Bijgaand ontvangt u het rapport van het onderzoek van mr. Steenhuis, getiteld Nil novum, naar de manier waarop het Openbaar Ministerie is omgegaan met zedenzaken tegen Rooms-Katholieke geestelijken.
Steenhuis heeft een steekproef van ruim 2 200 zaken bekeken en 17 personen geïnterviewd. Dit alles heeft vijf zedenzaken van RK geestelijken opgeleverd, waarvan er twee reeds beschreven staan in het boek Vrome zondaars van Joep Dohmen. Door dit geringe aantal zaken is het niet mogelijk om wetenschappelijk verantwoorde uitspraken te doen over de manier waarop het OM met dergelijke zaken omging.1
Als verklaring voor het geringe aantal zaken kan, volgens Steenhuis, worden gezien de sluiting van kostscholen en internaten na de zestiger jaren van de vorige eeuw. Daardoor viel een gelegenheid tot het plegen van ontucht weg. Een andere verklaring is gelegen in de macht en invloed van de RK Kerk op het dagelijks leven. Daardoor waren de drempels om aangifte te doen tegen RK geestelijken hoog. De Kerk beschikt bovendien over een eigen tuchtrecht en kan strafmaatregelen opleggen als overplaatsing, schorsing voor een bepaalde periode of ontzetting uit het ambt. Dit sanctiestelsel genoot lange tijd veelal de voorkeur boven justitieel optreden. Overigens is op geen enkele manier gebleken van afspraken tussen de Kerk en het OM om zaken binnenskamers te houden.
Het onderzoek van Steenhuis heeft zich geconcentreerd op de jaren 1980–1990 en daarnaast zijn alleen de vier katholieke zuidelijke arrondissementen, Almelo en (ter controle) Den Haag onderzocht. In het rapport wordt de keuze voor deze onderzoeksperiode en de onderzochte arrondissementen nader toegelicht.

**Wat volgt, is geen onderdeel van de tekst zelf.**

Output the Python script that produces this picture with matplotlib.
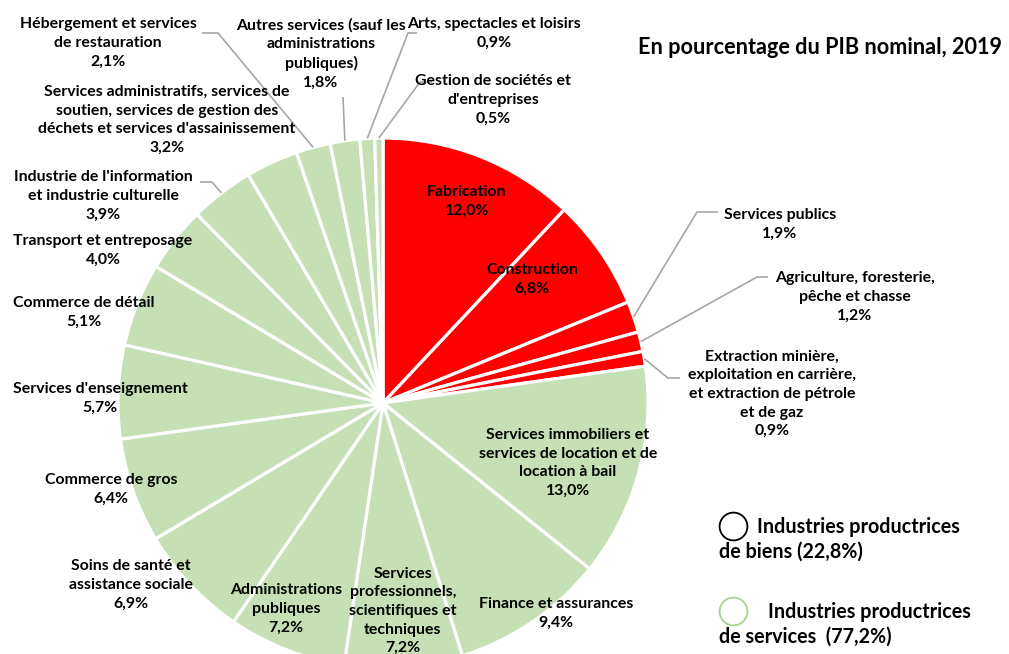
import matplotlib
matplotlib.use("Agg")
import numpy as np
import matplotlib.pyplot as plt

# Part du PIB nominal par industrie, 2019 (ordre horaire depuis midi)
categories = [
    "Fabrication",
    "Construction",
    "Services publics",
    "Agriculture, foresterie,\npêche et chasse",
    "Extraction minière,\nexploitation en carrière,\net extraction de pétrole\net de gaz",
    "Services immobiliers et\nservices de location et de\nlocation à bail",
    "Finance et assurances",
    "Services\nprofessionnels,\nscientifiques et\ntechniques",
    "Administrations\npubliques",
    "Soins de santé et\nassistance sociale",
    "Commerce de gros",
    "Services d'enseignement",
    "Commerce de détail",
    "Transport et entreposage",
    "Industrie de l'information\net industrie culturelle",
    "Services administratifs, services de\nsoutien, services de gestion des\ndéchets et services d'assainissement",
    "Hébergement et services\nde restauration",
    "Autres services (sauf les\nadministrations\npubliques)",
    "Arts, spectacles et loisirs",
    "Gestion de sociétés et\nd'entreprises",
]
values = [12.0, 6.8, 1.9, 1.2, 0.9, 13.0, 9.4, 7.2, 7.2, 6.9,
          6.4, 5.7, 5.1, 4.0, 3.9, 3.2, 2.1, 1.8, 0.9, 0.5]
groups = ["biens"] * 5 + ["services"] * 15
group_names = ["Industries productrices\nde biens (22,8%)",
               "Industries productrices\nde services  (77,2%)"]

RED = "#FF0000"
GREEN = "#C5E0B4"
LEADER = "#A6A6A6"

W, H = 1009, 654
CX, CY, R = 383, 403, 265


def px(x, y):
    # pixel position (from top-left) -> data coords (pie radius = 1)
    return ((x - CX) / R, (CY - y) / R)


# label centres in pixels, and optional leader elbow / end points
label_xy = [
    (467, 201), (532, 279), (780, 224), (855, 297), (772, 394),
    (568, 463), (556, 613), (403, 611), (286, 609), (131, 585),
    (111, 489), (100, 398), (84, 312), (103, 250), (103, 196),
    (167, 120), (108, 43), (321, 54), (494, 33), (493, 100),
]
leaders = {
    2: [(697, 212), (718, 212)],
    3: [(757, 277), (768, 277)],
    4: [(668, 378), (680, 378)],
    14: [(212, 182), (200, 182)],
    16: [(218, 33), (202, 33)],
    17: [(343, 97)],
    18: [(408, 33), (417, 33)],
    19: [(420, 82), (432, 82)],
}

plt.rcParams["font.family"] = ["Lato", "DejaVu Sans"]

fig = plt.figure(figsize=(W / 100, H / 100), dpi=100)
ax = fig.add_axes([0, 0, 1, 1])

colors = [RED if g == "biens" else GREEN for g in groups]
wedges, _ = ax.pie(values, colors=colors, startangle=90, counterclock=False,
                   radius=1.0, wedgeprops=dict(edgecolor="white", linewidth=2.3))

ax.set_xlim(-CX / R, (W - CX) / R)
ax.set_ylim(-(H - CY) / R, CY / R)
ax.set_aspect("equal")
ax.axis("off")

for i, (w, name, v) in enumerate(zip(wedges, categories, values)):
    txt = name + "\n" + f"{v:.1f}".replace(".", ",") + "%"
    tx, ty = px(*label_xy[i])
    ax.text(tx, ty, txt, ha="center", va="center", fontsize=11.4,
            fontweight="bold", linespacing=1.42, color="black")
    pts = leaders.get(i)
    if pts:
        mid = np.deg2rad((w.theta1 + w.theta2) / 2)
        xs = [np.cos(mid)] + [px(*p)[0] for p in pts]
        ys = [np.sin(mid)] + [px(*p)[1] for p in pts]
        ax.plot(xs, ys, color=LEADER, lw=1.2, solid_capstyle="butt")

ax.text(*px(820, 47), "En pourcentage du PIB nominal, 2019", ha="center",
        va="center", fontsize=15.6, fontweight="bold")

# legend drawn by hand, as in the original text box
for (cy, first_x, edge), name in zip([(526, 757, "black"), (611, 768, "#A9D18E")],
                                     group_names):
    ax.plot(*px(733, cy), marker="o", ms=20, mfc="none", mec=edge, mew=1.3)
    l1, l2 = name.split("\n")
    ax.text(*px(first_x, cy + 1), l1, ha="left", va="center",
            fontsize=14.2, fontweight="bold")
    ax.text(*px(719, cy + 26), l2, ha="left", va="center",
            fontsize=14.2, fontweight="bold")

fig.savefig("out.png", dpi=100)
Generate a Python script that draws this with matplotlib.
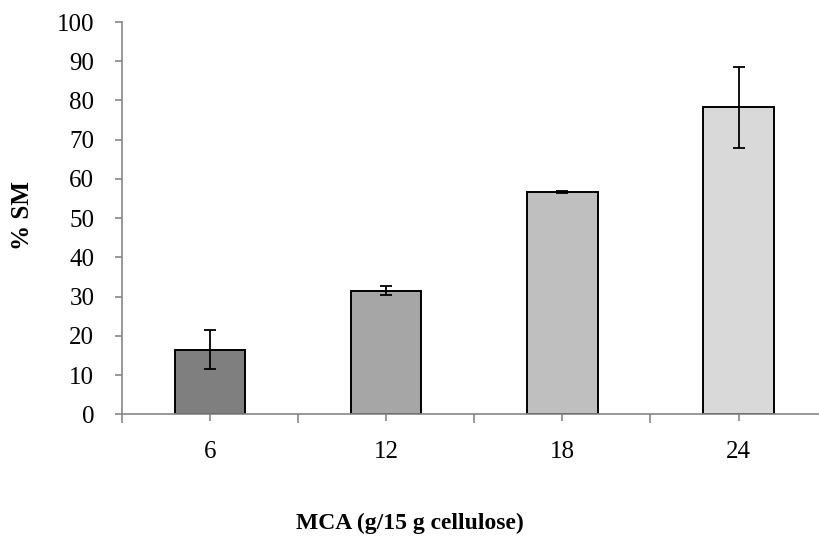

Volgens Steenhuis is het hoogst onwaarschijnlijk dat in zaken uit de (nog) niet onderzochte arrondissementen en jaren, het aantal RK geestelijken ineens drastisch zou toenemen.
Op basis van het rapport van de heer Steenhuis kom ik tot de conclusie dat verder onderzoek naar de wijze waarop het OM zaken betreffende misbruik in de RK Kerk heeft aangepakt en afgehandeld niet tot nieuwe inzichten zal leiden.